22 Rules Millionaire Writers Follow — Ship30for30
Weekly roundup from Dickie Bush & Nicolas Cole (Feb 1, 2026) packaging their three top-performing posts into a single send. The format itself is a case study in the Short & Curated newsletter archetype they teach elsewhere.
Key Frameworks
The 22 Millionaire Writer Rules. Cole distills a decade of building a million-dollar writing business into 22 rules. The framing matters: “rules millionaire writers follow but broke writers ignore” is a classic contrast hook that positions the advice as exclusive knowledge rather than generic tips. The implication is that writing success is rule-governed, not talent-governed.

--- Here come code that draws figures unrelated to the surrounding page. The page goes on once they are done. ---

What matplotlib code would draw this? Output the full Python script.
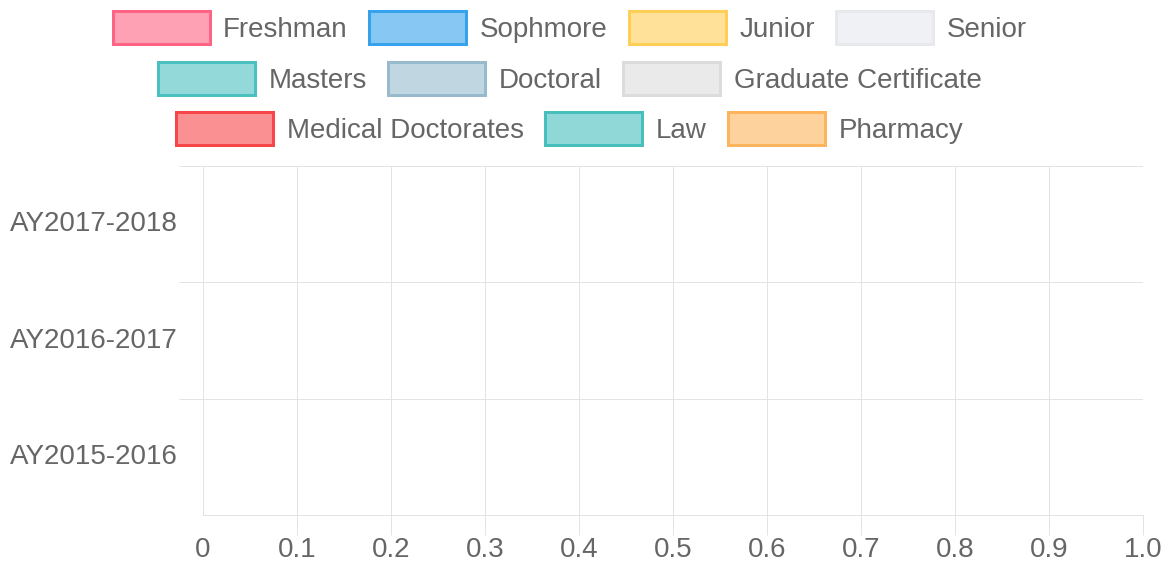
import matplotlib
matplotlib.use("Agg")
import matplotlib.pyplot as plt
from matplotlib.patches import Rectangle
from matplotlib.colors import to_rgba
from matplotlib.transforms import ScaledTranslation
import numpy as np

# ---- data (categories listed top to bottom) ----
categories = ["AY2017-2018", "AY2016-2017", "AY2015-2016"]
series_names = ["Freshman", "Sophmore", "Junior", "Senior", "Masters", "Doctoral",
                "Graduate Certificate", "Medical Doctorates", "Law", "Pharmacy"]
freshman = [0, 0, 0]
sophmore = [0, 0, 0]
junior = [0, 0, 0]
senior = [0, 0, 0]
masters = [0, 0, 0]
doctoral = [0, 0, 0]
grad_cert = [0, 0, 0]
medical = [0, 0, 0]
law = [0, 0, 0]
pharmacy = [0, 0, 0]
series_values = [freshman, sophmore, junior, senior, masters, doctoral,
                 grad_cert, medical, law, pharmacy]
x_ticks = [0, 0.1, 0.2, 0.3, 0.4, 0.5, 0.6, 0.7, 0.8, 0.9, 1.0]
x_tick_labels = ["0", "0.1", "0.2", "0.3", "0.4", "0.5", "0.6", "0.7", "0.8", "0.9", "1.0"]

border_colors = ["#ff6384", "#36a2eb", "#ffce56", "#e7e9ed", "#4bc0c0", "#97bbcd",
                 "#dcdcdc", "#f7464a", "#46bfbd", "#fdb45c"]
fill_colors = [to_rgba(c, 0.6) for c in border_colors]

W, H = 1170, 566
PX = 0.72  # points per pixel at dpi 100
FONT = "Liberation Sans"
TXT = "#666666"
GRID = "#e3e3e3"

plt.rcParams["font.family"] = [FONT, "DejaVu Sans"]

fig = plt.figure(figsize=(W / 100, H / 100), dpi=100)
ax = fig.add_axes([203 / W, 1 - 515 / H, 940 / W, 349 / H])

# stacked horizontal bars (all zero)
y = np.arange(len(categories))
left = np.zeros(len(categories))
for name, vals, fc, ec in zip(series_names, series_values, fill_colors, border_colors):
    ax.barh(y, vals, left=left, height=0.8, color=fc, edgecolor=ec, linewidth=0, label=name)
    left = left + np.array(vals)

ax.set_xlim(0, 1)
ax.set_ylim(len(categories) - 0.5, -0.5)
ax.set_yticks(y)
ax.set_yticklabels(categories)
ax.set_yticks([-0.5, 0.5, 1.5], minor=True)
ax.set_xticks(x_ticks)
ax.set_xticklabels(x_tick_labels)

ax.tick_params(axis="y", which="major", length=0, pad=25 * PX, labelsize=20, labelcolor=TXT)
ax.tick_params(axis="y", which="minor", length=24 * PX, width=PX, color=GRID, direction="out")
ax.tick_params(axis="x", which="major", length=20 * PX, width=PX, color=GRID, direction="out",
               pad=2 * PX, labelsize=20, labelcolor=TXT)
ax.xaxis.get_major_ticks()[0].tick1line.set_visible(False)

shift_up = ScaledTranslation(0, 3 / 100, fig.dpi_scale_trans)
for lab in ax.get_yticklabels():
    lab.set_transform(lab.get_transform() + shift_up)

ax.grid(False)
ax.xaxis.grid(True, which="major", color=GRID, linewidth=PX)
ax.yaxis.grid(True, which="minor", color=GRID, linewidth=PX)
ax.set_axisbelow(True)

for s in ["top", "right"]:
    ax.spines[s].set_visible(False)
for s in ["left", "bottom"]:
    ax.spines[s].set_color(GRID)
    ax.spines[s].set_linewidth(PX)

# ---- legend (centered rows, Chart.js style) ----
rows = [[0, 1, 2, 3], [4, 5, 6], [7, 8, 9]]
row_centers = [27, 78, 128.5]
center_x = 569
box_w, box_h, lw_px = 100, 36, 3
gap_text, gap_item = 12, 20

renderer = fig.canvas.get_renderer()
for row, yc in zip(rows, row_centers):
    texts = []
    widths = []
    for i in row:
        t = fig.text(0, 0, series_names[i], fontsize=20, color=TXT, va="baseline", ha="left")
        texts.append(t)
        widths.append(t.get_window_extent(renderer).width)
    total = sum(box_w + gap_text + w for w in widths) + gap_item * (len(row) - 1)
    x = center_x - total / 2
    for i, t, w in zip(row, texts, widths):
        rx = x + lw_px / 2
        ry = yc - box_h / 2 + lw_px / 2
        rect = Rectangle((rx / W, 1 - (ry + box_h - lw_px) / H),
                         (box_w - lw_px) / W, (box_h - lw_px) / H,
                         transform=fig.transFigure, facecolor=fill_colors[i],
                         edgecolor=border_colors[i], linewidth=lw_px * PX)
        fig.patches.append(rect)
        t.set_position(((x + box_w + gap_text) / W, 1 - (yc + 10) / H))
        x += box_w + gap_text + w + gap_item

fig.savefig("out.png", dpi=100, facecolor="white")
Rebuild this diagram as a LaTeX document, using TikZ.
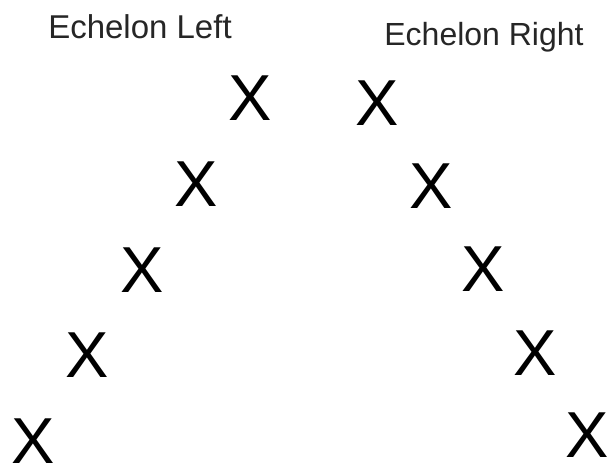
\documentclass[tikz,border=0pt]{standalone}
\usepackage{fontspec}
\setmainfont{Liberation Sans}
\begin{document}
\begin{tikzpicture}[x=1pt,y=-1pt,
  mark/.style={},
  soldier/.style={inner sep=0pt,outer sep=0pt,font=\fontsize{65}{65}\selectfont,text=black},
  heading/.style={inner sep=0pt,outer sep=0pt,anchor=base,text=black!85}]
\useasboundingbox (0,0) rectangle (610,465);
\node[heading,font=\fontsize{33}{33}\selectfont] (hl) at (140,39) {Echelon Left};
\node[heading,font=\fontsize{32}{32}\selectfont] (hr) at (484,46) {Echelon Right};
\node[soldier] (l1) at (250,98.5) {X};
\node[soldier] (l2) at (196,184) {X};
\node[soldier] (l3) at (142.5,270) {X};
\node[soldier] (l4) at (87.5,355.5) {X};
\node[soldier] (l5) at (33,441.5) {X};
\node[soldier] (r1) at (377.5,103.5) {X};
\node[soldier] (r2) at (431,186.5) {X};
\node[soldier] (r3) at (483,269.5) {X};
\node[soldier] (r4) at (535,353.5) {X};
\node[soldier] (r5) at (587.5,435.5) {X};
\end{tikzpicture}
\end{document}
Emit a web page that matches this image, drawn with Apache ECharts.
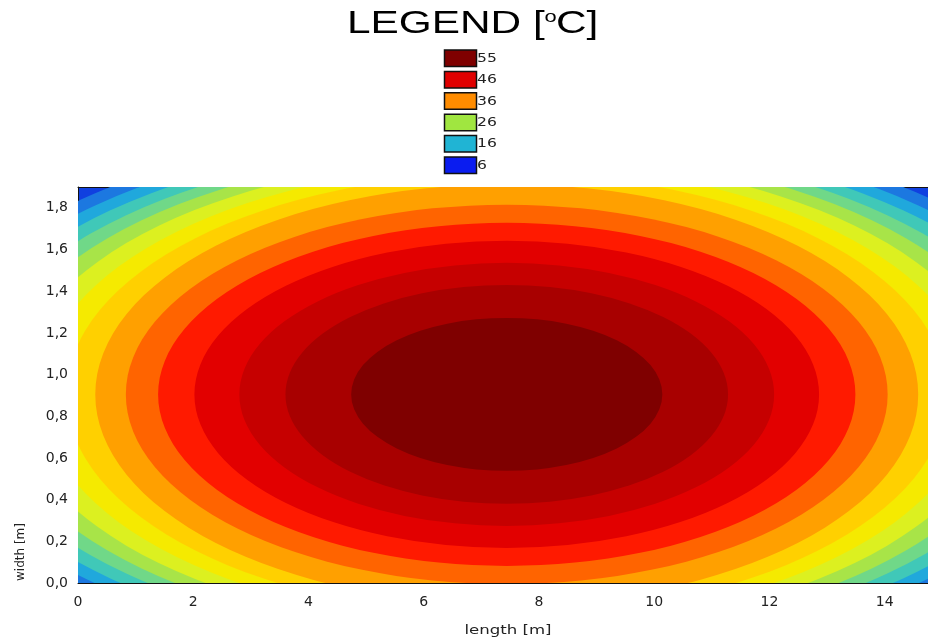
<!DOCTYPE html>
<html>
<head>
<meta charset="utf-8">
<script src="https://cdn.jsdelivr.net/npm/echarts@6/dist/echarts.min.js"></script>
<style>html,body{margin:0;padding:0;background:#fff;overflow:hidden}#chart{width:928px;height:640px}</style>
</head>
<body>
<div id="chart"></div>
<script>
// hot-spot centre [m]
const centreLength = 7.44;
const centreWidth = 0.905;
// contour boundaries, outermost first: semi-axes along length and width [m]
const contourSemiLength = [10.45, 10.10, 9.74, 9.35, 8.96, 8.54, 8.10, 7.64, 7.14, 6.61, 6.05, 5.42, 4.64, 3.84, 2.70];
const contourSemiWidth  = [1.322, 1.282, 1.247, 1.214, 1.181, 1.144, 1.104, 1.060, 1.008, 0.910, 0.823, 0.737, 0.631, 0.525, 0.367];
// fill colour of each temperature band, coldest (outside) first
const bandColors = ['#1040e0', '#1c78e0', '#20a8dc', '#40c8b8', '#70d888', '#a8e448', '#dcf020', '#f5ea00',
                    '#ffd000', '#ffa000', '#ff6400', '#ff1a00', '#e20000', '#c60000', '#a80000', '#7f0000'];
// legend
const legendLabels = ['55', '46', '36', '26', '16', '6'];
const legendColors = ['#7f0000', '#e00000', '#ff8c00', '#a0e640', '#20b4d4', '#0a1cf0'];
// axes
const lengthMin = 0, lengthMax = 14.75, lengthStep = 1;
const widthMin = 0, widthMax = 1.9, widthStep = 0.1;

const FONT = 'DejaVu Sans';
const chart = echarts.init(document.getElementById('chart'));

const contourData = contourSemiLength.map((a, i) => [centreLength, centreWidth, a, contourSemiWidth[i], i + 1]);

const graphic = [];
// title
graphic.push({
  type: 'group', x: 347, y: 0, scaleX: 1.366, silent: true,
  children: [
    { type: 'text', x: 0, y: 24, style: { text: 'LEGEND [', font: '31px "Liberation Sans", Arial', fill: '#000', verticalAlign: 'middle', align: 'left' } },
    { type: 'text', x: 144.5, y: 18, style: { text: 'o', font: '16px "Liberation Sans", Arial', fill: '#000', verticalAlign: 'middle', align: 'left' } },
    { type: 'text', x: 153, y: 24, style: { text: 'C]', font: '31px "Liberation Sans", Arial', fill: '#000', verticalAlign: 'middle', align: 'left' } }
  ]
});
// legend boxes
legendLabels.forEach((lab, i) => {
  const top = 50 + i * 21.4;
  graphic.push({ type: 'rect', silent: true, shape: { x: 444.5, y: top, width: 32, height: 16.5 },
    style: { fill: legendColors[i], stroke: '#111', lineWidth: 1.5 } });
  graphic.push({ type: 'text', silent: true, x: 477, y: top + 8.5, scaleX: 1.2,
    style: { text: lab, font: '13px "DejaVu Sans"', fill: '#222', verticalAlign: 'middle', align: 'left' } });
});
// axis names
graphic.push({ type: 'text', silent: true, x: 508, y: 631, scaleX: 1.38,
  style: { text: 'length [m]', font: '12px "DejaVu Sans"', fill: '#222', align: 'center', verticalAlign: 'middle' } });
graphic.push({ type: 'text', silent: true, x: 21, y: 552, rotation: Math.PI / 2,
  style: { text: 'width [m]', font: '12px "DejaVu Sans"', fill: '#222', align: 'center', verticalAlign: 'middle' } });

const axisCommon = {
  type: 'value',
  splitLine: { show: false },
  axisLine: { show: true, onZero: false, lineStyle: { color: '#111', width: 1 } },
  axisTick: { show: true, inside: true, length: 4, lineStyle: { color: '#111' } }
};

chart.setOption({
  animation: false,
  backgroundColor: '#fff',
  grid: { left: 78, right: 0, top: 187, bottom: 57, containLabel: false, outerBoundsMode: 'none',
          show: true, backgroundColor: bandColors[0], borderWidth: 0 },
  xAxis: [
    Object.assign({}, axisCommon, {
      position: 'bottom', min: lengthMin, max: lengthMax, interval: lengthStep,
      axisLabel: { margin: 12, fontFamily: FONT, fontSize: 14, color: '#222',
        formatter: v => (Math.abs(v - Math.round(v)) < 1e-6 && Math.round(v) % 2 === 0) ? String(Math.round(v)) : '' }
    }),
    Object.assign({}, axisCommon, {
      position: 'top', min: lengthMin, max: lengthMax, interval: lengthStep,
      axisLabel: { show: false }
    })
  ],
  yAxis: Object.assign({}, axisCommon, {
    min: widthMin, max: widthMax, interval: widthStep,
    axisLabel: { margin: 10, fontFamily: FONT, fontSize: 14, color: '#222',
      formatter: v => { const k = Math.round(v * 10); return k % 2 === 0 ? (k / 10).toFixed(1).replace('.', ',') : ''; } }
  }),
  series: [{
    type: 'custom',
    coordinateSystem: 'cartesian2d',
    xAxisIndex: 0, yAxisIndex: 0,
    clip: true, silent: true,
    encode: { x: 0, y: 1 },
    data: contourData,
    renderItem: function (params, api) {
      const c = api.coord([api.value(0), api.value(1)]);
      const s = api.size([api.value(2), api.value(3)]);
      const rx = s[0], ry = s[1];
      const d = 'M ' + (c[0] - rx) + ' ' + c[1] +
        ' A ' + rx + ' ' + ry + ' 0 1 0 ' + (c[0] + rx) + ' ' + c[1] +
        ' A ' + rx + ' ' + ry + ' 0 1 0 ' + (c[0] - rx) + ' ' + c[1] + ' Z';
      return { type: 'path', shape: { pathData: d }, style: { fill: bandColors[api.value(4)], stroke: null } };
    }
  }],
  graphic: graphic
});
</script>
</body>
</html>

6 Tips to 10x Your Writing. Dickie’s contribution reframes writing improvement as a small set of learnable moves rather than years of practice. The “10x in 5 minutes” promise is deliberately absurd to earn the click, but the underlying principle is sound: most writing improvement comes from a few high-leverage corrections (cutting filler, strengthening verbs, front-loading value), not from volume alone.
Hemingway’s Iceberg Theory. The idea that what you leave out of your writing matters as much as what you put in. Hemingway’s rule: if the writer knows the full depth of the subject, the reader will feel that depth even when most of it stays below the surface. For newsletter writing, this translates to: do the research, then compress ruthlessly. The reader should feel the weight of knowledge behind a short piece without being shown all of it.
RDCO Takeaway
The Iceberg Theory maps directly to Sanity Check’s positioning. Each issue should feel like the visible tip of a deep research effort. The roundup format itself (3 pieces, each with a single-sentence value prop and a link) is a distribution technique worth noting: it lets one email do triple duty for engagement metrics.